The design narrative also states that planters, seating areas and bike racks will be added to make the buildings attractive to pedestrians. The developer also plans to have on-site electric-vehicle-charging stations and a host of green features, with the goal of achieving LEED certification.
The new two-level underground garage would be accessed from Hamilton. The two existing driveways along Webster would be closed off and replaced with a new curb and landscaping.
But while the design narrative stresses that the building will be compatible with the surrounding context, area residents are far from convinced. Earlier this week, 15 residents co-signed a letter calling the proposal "massive," "out-of-scale" and "an intrusion into our residential neighborhood."
"The new construction will increase traffic and population density significantly," states the letter, which is signed by longtime land-use watchdog Elaine Meyer, Roberta Ahlquist, Adolfo Otero Lopez,
Marie Louise Starling Bell, Bill Cane, Bonnie Berg, Chan Kam Chu, David Foster, Jeanette Revelas. Lin Jiang, Linda Otero Lopez, Paul Bundy, Peter Revelas, Stephanie Munoz and Walter Bliss.
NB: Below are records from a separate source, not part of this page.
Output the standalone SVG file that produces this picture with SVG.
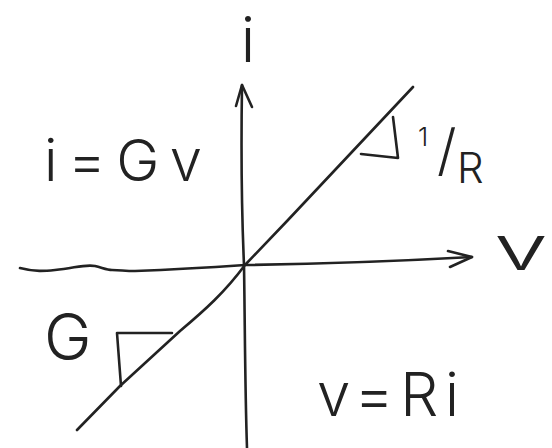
<svg xmlns="http://www.w3.org/2000/svg" width="552" height="448" viewBox="0 0 552 448">
  <style>
    .ln { fill: none; stroke: #222; stroke-width: 2.6; stroke-linecap: round; stroke-linejoin: round; }
    .lbl { font-family: Inter, "Liberation Sans", Arial, sans-serif; font-weight: 300; fill: #222; }
  </style>
  <rect width="552" height="448" fill="#ffffff"/>
  <g id="axes">
    <path class="ln" d="M20,268 C35,272 45,271 55,270 C75,268 85,264 95,266 C103,268 107,270 112,270 C120,270 125,271 135,271 C160,270 200,268 245,265 C320,264 400,261 472,257"/>
    <path class="ln" d="M448,251 L472,257 L450,267"/>
    <path class="ln" d="M242,85 C241,150 242,220 244,265 C245,330 245,390 247,448"/>
    <path class="ln" d="M236,106 L242,85 L252,107"/>
  </g>
  <g id="characteristic">
    <path class="ln" d="M77,430 L120,386 L180,331 C205,310 225,292 245,265 L288,220 L413,87"/>
  </g>
  <g id="slope-triangles">
    <path class="ln" d="M393,117 L398,158 L361,154"/>
    <path class="ln" d="M172,333 L117,333 L121,386"/>
  </g>
  <g id="labels">
    <text class="lbl" x="248" y="62" font-size="62" text-anchor="middle">i</text>
    <text class="lbl" x="494" y="270" font-size="62" textLength="54" lengthAdjust="spacingAndGlyphs">v</text>
    <text class="lbl" x="44" y="181" font-size="58" textLength="158" lengthAdjust="spacing">i=Gv</text>
    <text class="lbl" x="317" y="416" font-size="60" textLength="142" lengthAdjust="spacing">v=Ri</text>
    <text class="lbl" x="44" y="360" font-size="64">G</text>
    <text class="lbl" font-size="42"><tspan x="418" y="146" font-size="26">1</tspan><tspan x="437" y="170" font-size="56">/</tspan><tspan x="457" y="183">R</tspan></text>
  </g>
</svg>
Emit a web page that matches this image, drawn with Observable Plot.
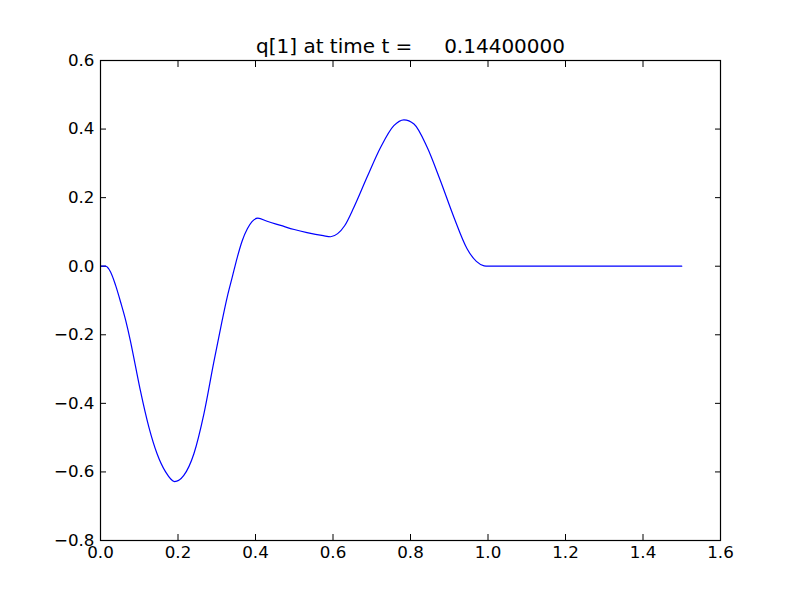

"Children from north of University walk and bicycle to Addison School along Webster Street. This project will turn our residential neighborhood into a noisy, congested, dusty, long-term construction site. It will also encourage more development."
The council has also grown exceedingly cautious about new office development, recently adopting an annual 50,000-square-foot cap on new office space in three commercial areas: downtown, El Camino Real and the California Avenue Business District. The project at 550 Hamilton, however, stands just outside the downtown boundary where the office cap applies.
The council will consider the project on May 16 in a "prescreening" hearing, which typically involves comments from members but no formal votes. The discussion is intended to inform the developer as to whether to submit a formal application.